GIVEN INFORMATION —
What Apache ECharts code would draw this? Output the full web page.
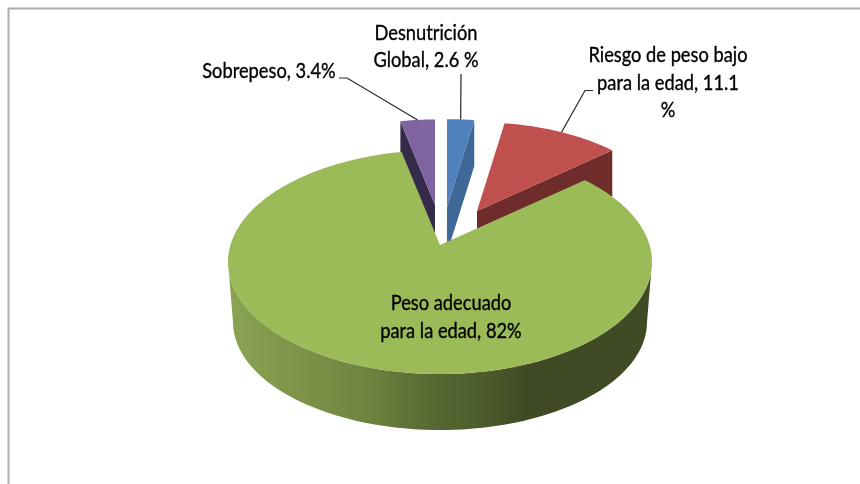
<!DOCTYPE html>
<html>
<head>
<meta charset="utf-8">
<style>
  html, body { margin: 0; padding: 0; background: #fff; }
  #chart { width: 860px; height: 484px; }
</style>
<script src="https://cdn.jsdelivr.net/npm/echarts@6/dist/echarts.min.js"></script>
</head>
<body>
<div id="chart"></div>
<script>
// data
const categories = ['Desnutrición Global', 'Riesgo de peso bajo para la edad', 'Peso adecuado para la edad', 'Sobrepeso']
const values = [2.6, 11.1, 82, 3.4]
const labels = ['Desnutrición\nGlobal, 2.6 %', 'Riesgo de peso bajo\npara la edad, 11.1\n%', 'Peso adecuado\npara la edad, 82%', 'Sobrepeso, 3.4%']

// look of the slices, same order as the data
const topColors = ['#4f81bd', '#c0504d', '#9bbb59', '#8064a2']
const cutColors = ['#3f6797', '#6e2c2b', '#5c7035', '#352b4a']
const apexes = [[447, 207], [477, 211], [440, 245], [435, 205]]
const scales = [0.925, 0.935, 1, 0.9]
const labelPos = [[426, 46.5], [668, 83], [451, 317], [269, 71]]
const leaders = [[[461, 74]], [[593, 90.5], [585, 90.5]], null, [[339, 78], [347, 78]]]

const RX = 212
const RY = 112
const TILT = 0.53
const DROP = 17
const DEPTH = 46

const total = values.reduce((a, b) => a + b, 0)
const starts = values.map((v, i) => values.slice(0, i).reduce((a, b) => a + b, 0) / total * 360)

// where the ray at angle deg leaves the apex and hits the top rim
function rim(i, deg) {
  const t = deg * Math.PI / 180
  const s = scales[i]
  const dx = Math.sin(t) / (RX * s)
  const dy = -TILT * Math.cos(t) / (RY * s)
  const oy = -DROP / RY
  const a = dx * dx + dy * dy
  const b = 2 * oy * dy
  const c = oy * oy - 1
  const k = (-b + Math.sqrt(b * b - 4 * a * c)) / (2 * a)
  return [apexes[i][0] + k * Math.sin(t), apexes[i][1] - k * TILT * Math.cos(t)]
}

function cutFace(i, deg) {
  const p = rim(i, deg)
  const a = apexes[i]
  return {
    type: 'polygon',
    shape: { points: [a, p, [p[0], p[1] + DEPTH], [a[0], a[1] + DEPTH]] },
    style: { fill: cutColors[i] }
  }
}

function outerWall(i) {
  const a = apexes[i]
  const cy = a[1] + DROP
  const upper = []
  const lower = []
  for (let d = 90; d <= 270; d += 2) {
    const t = d * Math.PI / 180
    upper.push([a[0] + RX * Math.sin(t), cy - RY * Math.cos(t)])
    lower.unshift([a[0] + 207 * Math.sin(t), cy + 60 - 108 * Math.cos(t)])
  }
  return {
    type: 'polygon',
    shape: { points: upper.concat(lower) },
    style: {
      fill: new echarts.graphic.LinearGradient(0, 0, 1, 0, [
        { offset: 0, color: '#8ba453' },
        { offset: 0.17, color: '#7d9349' },
        { offset: 0.33, color: '#6f843f' },
        { offset: 0.47, color: '#586a33' },
        { offset: 0.64, color: '#48562a' },
        { offset: 0.7, color: '#404a24' },
        { offset: 1, color: '#404a24' }
      ])
    }
  }
}

function renderSlice(i, api) {
  const start = starts[i]
  const end = start + api.value(0) / total * 360
  const children = []

  if (end > 90 && start < 270) children.push(outerWall(i))
  if (end < 180) children.push(cutFace(i, end))
  if (start > 180) children.push(cutFace(i, start))

  const points = [apexes[i]]
  for (let d = start; d < end; d += 1) points.push(rim(i, d))
  points.push(rim(i, end))
  children.push({ type: 'polygon', shape: { points: points }, style: { fill: topColors[i] } })

  if (leaders[i]) {
    children.push({
      type: 'polyline',
      shape: { points: leaders[i].concat([rim(i, (start + end) / 2)]) },
      style: { stroke: '#262626', lineWidth: 1.2, fill: null }
    })
  }

  // the font in the picture is a tall narrow one, so Lato gets squeezed
  children.push({
    type: 'text',
    x: labelPos[i][0],
    y: labelPos[i][1],
    scaleX: 0.87,
    style: {
      text: labels[i],
      fill: '#000',
      stroke: '#000',
      lineWidth: 0.35,
      font: '21px Lato, sans-serif',
      lineHeight: 27.5,
      align: 'center',
      verticalAlign: 'middle'
    }
  })
  return { type: 'group', children: children }
}

// green goes last, it covers the feet of the other slices
const drawOrder = [0, 1, 3, 2]

const chart = echarts.init(document.getElementById('chart'))
chart.setOption({
  animation: false,
  backgroundColor: '#fff',
  graphic: [
    { type: 'line', shape: { x1: 8, y1: 8.5, x2: 860, y2: 8.5 }, style: { stroke: '#adadad', lineWidth: 2 } },
    { type: 'line', shape: { x1: 8.5, y1: 8, x2: 8.5, y2: 484 }, style: { stroke: '#adadad', lineWidth: 2 } }
  ],
  series: drawOrder.map(i => ({
    type: 'custom',
    name: categories[i],
    coordinateSystem: 'none',
    silent: true,
    data: [values[i]],
    renderItem: (params, api) => renderSlice(i, api)
  }))
})
</script>
</body>
</html>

TASK PROMPT — Take the listing above and print it exactly, apart from the pictures.

COMPLETED TASK —
What Apache ECharts code would draw this? Output the full web page.
<!DOCTYPE html>
<html>
<head>
<meta charset="utf-8">
<style>
  html, body { margin: 0; padding: 0; background: #fff; }
  #chart { width: 860px; height: 484px; }
</style>
<script src="https://cdn.jsdelivr.net/npm/echarts@6/dist/echarts.min.js"></script>
</head>
<body>
<div id="chart"></div>
<script>
// data
const categories = ['Desnutrición Global', 'Riesgo de peso bajo para la edad', 'Peso adecuado para la edad', 'Sobrepeso']
const values = [2.6, 11.1, 82, 3.4]
const labels = ['Desnutrición\nGlobal, 2.6 %', 'Riesgo de peso bajo\npara la edad, 11.1\n%', 'Peso adecuado\npara la edad, 82%', 'Sobrepeso, 3.4%']

// look of the slices, same order as the data
const topColors = ['#4f81bd', '#c0504d', '#9bbb59', '#8064a2']
const cutColors = ['#3f6797', '#6e2c2b', '#5c7035', '#352b4a']
const apexes = [[447, 207], [477, 211], [440, 245], [435, 205]]
const scales = [0.925, 0.935, 1, 0.9]
const labelPos = [[426, 46.5], [668, 83], [451, 317], [269, 71]]
const leaders = [[[461, 74]], [[593, 90.5], [585, 90.5]], null, [[339, 78], [347, 78]]]

const RX = 212
const RY = 112
const TILT = 0.53
const DROP = 17
const DEPTH = 46

const total = values.reduce((a, b) => a + b, 0)
const starts = values.map((v, i) => values.slice(0, i).reduce((a, b) => a + b, 0) / total * 360)

// where the ray at angle deg leaves the apex and hits the top rim
function rim(i, deg) {
  const t = deg * Math.PI / 180
  const s = scales[i]
  const dx = Math.sin(t) / (RX * s)
  const dy = -TILT * Math.cos(t) / (RY * s)
  const oy = -DROP / RY
  const a = dx * dx + dy * dy
  const b = 2 * oy * dy
  const c = oy * oy - 1
  const k = (-b + Math.sqrt(b * b - 4 * a * c)) / (2 * a)
  return [apexes[i][0] + k * Math.sin(t), apexes[i][1] - k * TILT * Math.cos(t)]
}

function cutFace(i, deg) {
  const p = rim(i, deg)
  const a = apexes[i]
  return {
    type: 'polygon',
    shape: { points: [a, p, [p[0], p[1] + DEPTH], [a[0], a[1] + DEPTH]] },
    style: { fill: cutColors[i] }
  }
}

function outerWall(i) {
  const a = apexes[i]
  const cy = a[1] + DROP
  const upper = []
  const lower = []
  for (let d = 90; d <= 270; d += 2) {
    const t = d * Math.PI / 180
    upper.push([a[0] + RX * Math.sin(t), cy - RY * Math.cos(t)])
    lower.unshift([a[0] + 207 * Math.sin(t), cy + 60 - 108 * Math.cos(t)])
  }
  return {
    type: 'polygon',
    shape: { points: upper.concat(lower) },
    style: {
      fill: new echarts.graphic.LinearGradient(0, 0, 1, 0, [
        { offset: 0, color: '#8ba453' },
        { offset: 0.17, color: '#7d9349' },
        { offset: 0.33, color: '#6f843f' },
        { offset: 0.47, color: '#586a33' },
        { offset: 0.64, color: '#48562a' },
        { offset: 0.7, color: '#404a24' },
        { offset: 1, color: '#404a24' }
      ])
    }
  }
}

function renderSlice(i, api) {
  const start = starts[i]
  const end = start + api.value(0) / total * 360
  const children = []

  if (end > 90 && start < 270) children.push(outerWall(i))
  if (end < 180) children.push(cutFace(i, end))
  if (start > 180) children.push(cutFace(i, start))

  const points = [apexes[i]]
  for (let d = start; d < end; d += 1) points.push(rim(i, d))
  points.push(rim(i, end))
  children.push({ type: 'polygon', shape: { points: points }, style: { fill: topColors[i] } })

  if (leaders[i]) {
    children.push({
      type: 'polyline',
      shape: { points: leaders[i].concat([rim(i, (start + end) / 2)]) },
      style: { stroke: '#262626', lineWidth: 1.2, fill: null }
    })
  }

  // the font in the picture is a tall narrow one, so Lato gets squeezed
  children.push({
    type: 'text',
    x: labelPos[i][0],
    y: labelPos[i][1],
    scaleX: 0.87,
    style: {
      text: labels[i],
      fill: '#000',
      stroke: '#000',
      lineWidth: 0.35,
      font: '21px Lato, sans-serif',
      lineHeight: 27.5,
      align: 'center',
      verticalAlign: 'middle'
    }
  })
  return { type: 'group', children: children }
}

// green goes last, it covers the feet of the other slices
const drawOrder = [0, 1, 3, 2]

const chart = echarts.init(document.getElementById('chart'))
chart.setOption({
  animation: false,
  backgroundColor: '#fff',
  graphic: [
    { type: 'line', shape: { x1: 8, y1: 8.5, x2: 860, y2: 8.5 }, style: { stroke: '#adadad', lineWidth: 2 } },
    { type: 'line', shape: { x1: 8.5, y1: 8, x2: 8.5, y2: 484 }, style: { stroke: '#adadad', lineWidth: 2 } }
  ],
  series: drawOrder.map(i => ({
    type: 'custom',
    name: categories[i],
    coordinateSystem: 'none',
    silent: true,
    data: [values[i]],
    renderItem: (params, api) => renderSlice(i, api)
  }))
})
</script>
</body>
</html>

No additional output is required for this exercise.